The jury praised the lamp’s “carefully considered design,” calling it precise yet playful, with lines reduced far enough to feel architectural without losing warmth. TALUNA comes in ten curated shades, ranging from soft pastels to bold statement colors, with custom options available for interior designers who want more control. It’s built to function as both a light source and a piece of furniture in its own right, designed, as the Zumtobel team put it, to enhance the relationship between architecture, material, and people.
Desk Lamp: ofinto Lumino Desk
The Lumino Desk lamp makes its purpose obvious the moment you look at it: focused, efficient light with nothing extra. Machined from extruded aluminum, it folds down into a slim column that automatically shuts off when closed. Once opened, it offers three preset light temperatures tuned to the body’s natural rhythm, 5000K to help wake the mind in the morning, 4000K for a neutral daytime tone, and 3000K to ease into evening, all controlled through a single touch surface.

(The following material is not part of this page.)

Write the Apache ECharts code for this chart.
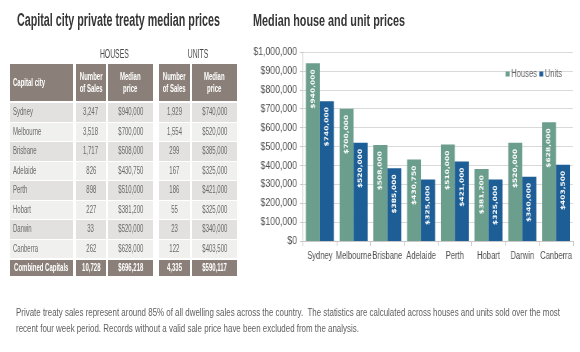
<!DOCTYPE html>
<html>
<head>
<meta charset="utf-8">
<script src="https://cdn.jsdelivr.net/npm/echarts@6/dist/echarts.min.js"></script>
<style>
  html, body { margin: 0; padding: 0; background: #fff; }
  body { width: 580px; height: 352px; position: relative; overflow: hidden;
         font-family: "Liberation Sans", Arial, sans-serif; }
  /* 图表整体横向压缩，模拟窄体字效果 */
  #chart { position: absolute; left: 0; top: 0; width: 763px; height: 352px;
           transform: scaleX(0.76); transform-origin: 0 0; }
  .abs { position: absolute; box-sizing: border-box; }
  .fit { white-space: nowrap; transform-origin: 0 0; }
  .title { font-weight: bold; color: #363636; }
  .cell { display: flex; align-items: center; justify-content: center; overflow: visible; }
  .cell span { display: inline-block; font-size: 10px; line-height: 12px; color: #6a6a6a;
               white-space: nowrap; text-align: center; transform: scaleX(0.6); }
  .cell.left { justify-content: flex-start; padding-left: 3px; }
  .cell.left span { transform-origin: 0 50%; text-align: left; }
  .head { background: #8b8079; }
  .head span { color: #fff; font-weight: bold; }
  .grp { font-size: 12px; color: #4a4a4a; text-align: center; display: flex; justify-content: center; }
  .grp span { display: inline-block; transform: scaleX(0.57); }
  .note { font-size: 11px; color: #606060; line-height: 16px; }
</style>
</head>
<body>
<div id="chart"></div>
<div id="table"></div>
<div id="leftTitle" class="abs fit title" style="left:17px; top:11px; font-size:18px; line-height:18px;">Capital city private treaty median prices</div>
<div id="chartTitle" class="abs fit title" style="left:253px; top:13px; font-size:16px; line-height:16px;">Median house and unit prices</div>
<div id="note" class="abs fit note" style="left:16px; top:304px;"><span id="noteLine1">Private treaty sales represent around 85% of all dwelling sales across the country.&nbsp; The statistics are calculated across houses and units sold over the most</span><br>recent four week period. Records without a valid sale price have been excluded from the analysis.</div>
<script>
// 数据
const cities = ['Sydney', 'Melbourne', 'Brisbane', 'Adelaide', 'Perth', 'Hobart', 'Darwin', 'Canberra'];
const houseSales = ['3,247', '3,518', '1,717', '826', '898', '227', '33', '262'];
const unitSales = ['1,929', '1,554', '299', '167', '186', '55', '23', '122'];
const housePrices = [940000, 700000, 508000, 430750, 510000, 381200, 520000, 628000];
const unitPrices = [740000, 520000, 385000, 325000, 421000, 325000, 340000, 403500];
const combined = ['Combined Capitals', '10,728', '$696,218', '4,335', '$590,117'];
const priceTicks = { min: 0, max: 1000000, interval: 100000 };

const SX = 0.76; // 图表横向压缩比例

function money(v) {
    return '$' + v.toLocaleString('en-US');
}

// 按目标宽度横向压缩文字
function fitWidth(el, measureEl, target) {
    const w = measureEl.getBoundingClientRect().width;
    el.style.transform = `scaleX(${target / w})`;
}

// 表格（左侧）
function buildTable() {
    const t = document.getElementById('table');
    const colX = [10, 76, 108, 159, 192];
    const colW = [63, 30, 45, 31, 45];
    const add = (cls, x, y, w, h, html) => {
        const d = document.createElement('div');
        d.className = 'abs ' + cls;
        d.style.cssText = `left:${x}px;top:${y}px;width:${w}px;height:${h}px;`;
        d.innerHTML = `<span>${html}</span>`;
        t.appendChild(d);
        return d;
    };
    add('grp', 76, 47, 77, 15, 'HOUSES');
    add('grp', 159, 47, 78, 15, 'UNITS');

    const header = ['Capital city', 'Number<br>of Sales', 'Median<br>price', 'Number<br>of Sales', 'Median<br>price'];
    header.forEach((h, i) => {
        add('cell head' + (i === 0 ? ' left' : ''), colX[i], 64, colW[i], 37, h);
    });

    cities.forEach((c, r) => {
        const y = 103 + r * 19.5;
        const bg = r % 2 === 0 ? '#e2e1e0' : '#f0f0ef';
        const vals = [c, houseSales[r], money(housePrices[r]), unitSales[r], money(unitPrices[r])];
        vals.forEach((v, i) => {
            const d = add('cell' + (i === 0 ? ' left' : ''), colX[i], y, colW[i], 18.5, v);
            d.style.background = bg;
        });
    });

    combined.forEach((v, i) => {
        add('cell head', colX[i], 260, colW[i], 16, v);
    });
}

// 柱状图（右侧）
function initChart() {
    const chart = echarts.init(document.getElementById('chart'));
    const labelOpt = {
        show: true,
        position: 'insideTop',
        rotate: 90,
        align: 'right',
        verticalAlign: 'middle',
        distance: 6,
        color: '#fff',
        fontSize: 7.5,
        fontWeight: 'bold',
        fontFamily: '"DejaVu Sans", sans-serif',
        formatter: p => money(p.value)
    };
    const option = {
        animation: false,
        textStyle: { fontFamily: '"Liberation Sans", Arial, sans-serif' },
        legend: {
            data: ['Houses', 'Units'],
            right: 14 / SX, top: 64,
            icon: 'rect', itemWidth: 4 / SX, itemHeight: 5, itemGap: 3,
            textStyle: { fontSize: 10, color: '#666', padding: [0, 0, 0, -3] }
        },
        grid: { left: 303 / SX, right: 7 / SX, top: 52, bottom: 111 },
        xAxis: {
            type: 'category',
            data: cities,
            axisLine: { lineStyle: { color: '#c8c8c8' } },
            axisTick: { show: true, lineStyle: { color: '#c8c8c8' } },
            axisLabel: { color: '#505050', fontSize: 10, margin: 10, interval: 0 }
        },
        yAxis: {
            type: 'value',
            min: priceTicks.min, max: priceTicks.max, interval: priceTicks.interval,
            axisLine: { show: true, lineStyle: { color: '#c8c8c8' } },
            axisTick: { show: true, length: 3 / SX, lineStyle: { color: '#c8c8c8' } },
            splitLine: { lineStyle: { color: '#d9d9d9' } },
            axisLabel: { color: '#505050', fontSize: 11.5, margin: 6 / SX, formatter: v => money(v) }
        },
        series: [
            { name: 'Houses', type: 'bar', data: housePrices, barGap: '0%', barCategoryGap: '17%',
              itemStyle: { color: '#6b9e8c' }, label: labelOpt },
            { name: 'Units', type: 'bar', data: unitPrices,
              itemStyle: { color: '#1d5e96' }, label: labelOpt }
        ]
    };
    chart.setOption(option);
}

buildTable();
initChart();
const lt = document.getElementById('leftTitle');
fitWidth(lt, lt, 203);
const ct = document.getElementById('chartTitle');
fitWidth(ct, ct, 152);
fitWidth(document.getElementById('note'), document.getElementById('noteLine1'), 544);
</script>
</body>
</html>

The jury called it “minimalist, yet characterful,” highlighting the glare-free lighting and the cleverly integrated folding mechanism alongside the high-quality materials and precise construction. The matte powder-coated aluminum casing pairs durability with a refined feel, and the lamp is built for high recyclability alongside strong energy efficiency. A muted color palette (white, black, graphite, sand, with a subtle blue accent) keeps it flexible across different environments, while a heavy metal base ensures it stays put on the desk. It’s less a decorative object than a quietly essential tool for anyone trying to build a genuinely ergonomic workspace.